I think of Janis and Amanda often, I think about Dave Hunziker, who I have worked with now for 19-years. I remember Dave in the broadcast booth in Hattiesburg, Miss at M.M. Roberts Stadium before his first broadcast as the "Voice of the Cowboys" and he called Janis Teegins to tell her how he wanted her to know how he felt and that he hoped he could do her husband honor with his broadcast that day. 

Hunziker has done honor in that he has brought the same class, caring, and desire to be good that Bill Teegins did when he was calling the games in Stillwater. 

I think about Bill Hancock, who I had known well before I knew his talented son, Will. Bill Hancock is one of the most influential men in all of sports. I first met him when he was an associate commissioner of the Big Eight and head of the service bureau for the conference. Bill is salt of the Earth and as good a person as you will ever meet. His son was the chip off the old block, who did not fall far from the tree. 

I see Bill and I think of the pain and the grief he went through as he rode his competitive bicycle cross country and turned it into an award winning book, Riding with the Blue Moth. 

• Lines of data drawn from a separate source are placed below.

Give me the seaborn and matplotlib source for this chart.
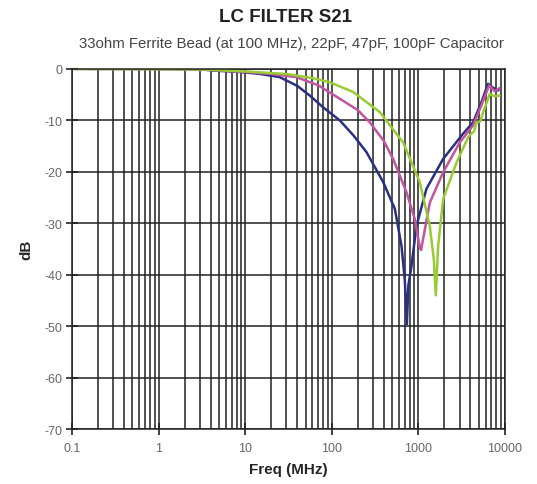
import numpy as np
import pandas as pd
import matplotlib
matplotlib.use("Agg")
import matplotlib.pyplot as plt
import matplotlib.ticker as mticker
import seaborn as sns

# S21 readings (MHz, dB) for the three capacitor values
freq_100pf = [0.1, 1, 3, 5, 7, 10, 15, 25, 40, 56, 80, 124, 180, 253, 394, 537,
              641, 700, 740, 770, 836, 955, 1245, 1940, 3300, 4300, 5370, 6410,
              7200, 8370, 8700]
db_100pf = [0, 0, -0.1, -0.4, -0.5, -0.7, -1.0, -1.6, -3.3, -5.2, -7.5, -10, -13,
            -16.2, -22, -27.2, -34.4, -41, -49.6, -42, -38.3, -30.5, -23.3, -17.5,
            -12.6, -10.4, -6.5, -2.9, -3.6, -4.2, -3.8]

freq_47pf = [0.1, 3, 10, 20, 39, 70, 124, 200, 276, 400, 513, 733, 914, 1000,
             1042, 1080, 1140, 1360, 1940, 3020, 4300, 5370, 6600, 7600, 8700]
db_47pf = [0, -0.1, -0.6, -1.0, -1.6, -3.2, -5.8, -8, -10.4, -14, -17.5, -24,
           -29.2, -33, -34.7, -35.2, -33, -26, -20.1, -14.3, -11, -7.1, -3.2,
           -4.3, -3.8]

freq_22pf = [0.1, 3, 10, 30, 60, 95, 177, 360, 670, 1042, 1360, 1514, 1597, 1700,
             1940, 2770, 3770, 4100, 4400, 4710, 5200, 5630, 6200, 6700, 7600, 8700]
db_22pf = [0, -0.1, -0.5, -1.0, -1.8, -2.6, -4.5, -8.4, -14.3, -22, -30.5, -37,
           -44, -34.4, -25.3, -18.2, -13.3, -12.6, -12.2, -10.4, -10.2, -8.4,
           -6.5, -4.9, -5.3, -5.2]

df = pd.concat([
    pd.DataFrame({"freq": freq_100pf, "db": db_100pf, "cap": "100pF"}),
    pd.DataFrame({"freq": freq_47pf, "db": db_47pf, "cap": "47pF"}),
    pd.DataFrame({"freq": freq_22pf, "db": db_22pf, "cap": "22pF"}),
])

sns.set_style("white")
plt.rcParams["font.family"] = ["Liberation Sans", "DejaVu Sans"]
plt.rcParams["axes.unicode_minus"] = False

fig = plt.figure(figsize=(5.37, 4.85), dpi=100)
ax = fig.add_axes([0.134, 0.113, 0.806, 0.743])

palette = {"100pF": "#2b3080", "47pF": "#c254a0", "22pF": "#99cc33"}
sns.lineplot(data=df, x="freq", y="db", hue="cap", palette=palette,
             linewidth=1.8, sort=False, estimator=None, legend=False, ax=ax)

ax.set_xscale("log")
ax.set_xlim(0.1, 10000)
ax.set_ylim(-70, 0)
ax.xaxis.set_major_locator(mticker.LogLocator(base=10, numticks=10))
ax.xaxis.set_minor_locator(mticker.LogLocator(base=10, subs=np.arange(2, 10), numticks=20))
ax.xaxis.set_minor_formatter(mticker.NullFormatter())
ax.xaxis.set_major_formatter(mticker.FuncFormatter(lambda v, p: f"{v:g}"))
ax.set_yticks(np.arange(-70, 1, 10))

ax.grid(True, which="both", axis="x", color="#222222", linewidth=1.1)
ax.grid(True, which="major", axis="y", color="#222222", linewidth=1.1)
for s in ax.spines.values():
    s.set_color("#222222")
    s.set_linewidth(1.1)

# seaborn "white" hides ticks; turn the crossing major ticks back on
ax.tick_params(axis="both", which="major", bottom=True, left=True,
               direction="inout", length=8, width=1.2,
               colors="#222222", labelcolor="#666666", labelsize=9)
ax.tick_params(axis="x", which="major", pad=5)
ax.tick_params(axis="y", which="major", pad=3)
ax.tick_params(axis="x", which="minor", length=0)

ax.set_xlabel("Freq (MHz)", fontsize=11, fontweight="bold", labelpad=6)
ax.set_ylabel("dB", fontsize=11, fontweight="bold", labelpad=8)

fig.text(0.532, 0.964, "LC FILTER S21", ha="center", va="center",
         fontsize=13.5, fontweight="bold", color="#222222")
fig.text(0.542, 0.909, "33ohm Ferrite Bead (at 100 MHz), 22pF, 47pF, 100pF Capacitor",
         ha="center", va="center", fontsize=10.8, color="#444444")

fig.savefig("out.png", dpi=100)
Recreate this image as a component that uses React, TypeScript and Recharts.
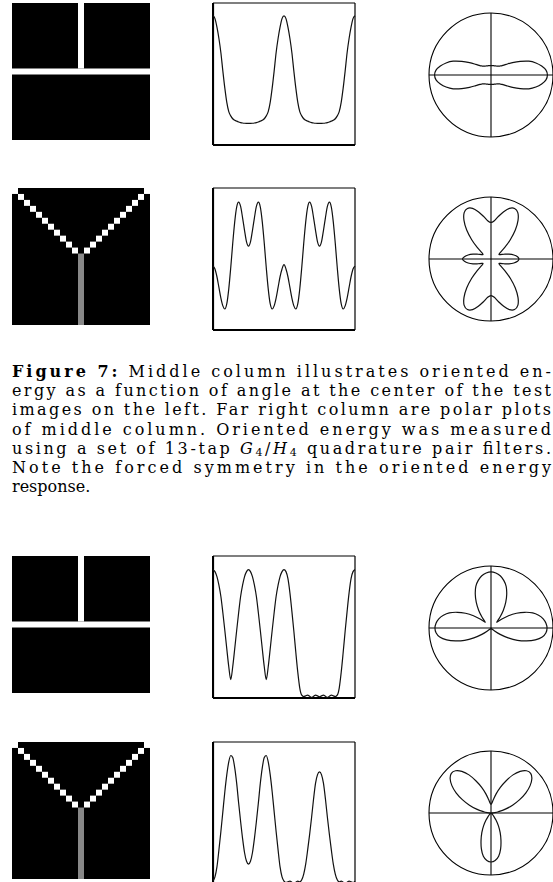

This is a man that has been the executive director of the Final Four and now the College Football Playoff. He becomes a friend to anyone he meets. To me, I will always think of him as an inspirational dad, granddad, and father-in-law. He and his wife, Nikki are so great to see with Karen and Andrea. 

Will's wife, Karen, has been head coach, assistant coach for Oklahoma State soccer and is currently the athletic department's senior women's administrator. Their daughter Andrea is now all grown-up and is an inspiration. 

I remember Steve Buzzard. A long-time friend and at the time of the plane crash the director of media relations for Oklahoma State athletics. Buzzard had to feel like he lost a little brother on that plane in Will Hancock and I know he lost a dear friend in Bill Teegins. It was Steve that handled all the media and information that night at Stillwater Municipal Airport and back at Gallagher-Iba Arena. Steve is working for the Oklahoma State University Foundation now. I don't see him nearly as much as I should, but it is this day that I think of how he was the most professional I had ever seen somebody in a situation that had to be tearing them apart. Steve Buzzard remembers and I know it is with the heaviest of hearts. 

I think about Oklahoma State's deputy athletic director Chad Weiberg. Jared was his younger brother and the two were close. Oklahoma State and the love of the Cowboys was something they shared. I will see Chad at an event or in Gallagher-Iba Arena and I will wonder how hard it is to work in that building everyday or just maybe, it is a workplace that keeps him closer to a brother that he can no longer physically touch and hug face-to-face. 

I think of so many people. I knew some on that plane really well, I knew some just to say hello to, and the two pilots I don't think I had ever met. I know all had people that loved them so much and have missed them everyday since.

Remember the Ten, but more importantly remember the living they left behind. They need us to remember and remember and love them, not just on Jan. 27, but every opportunity we can.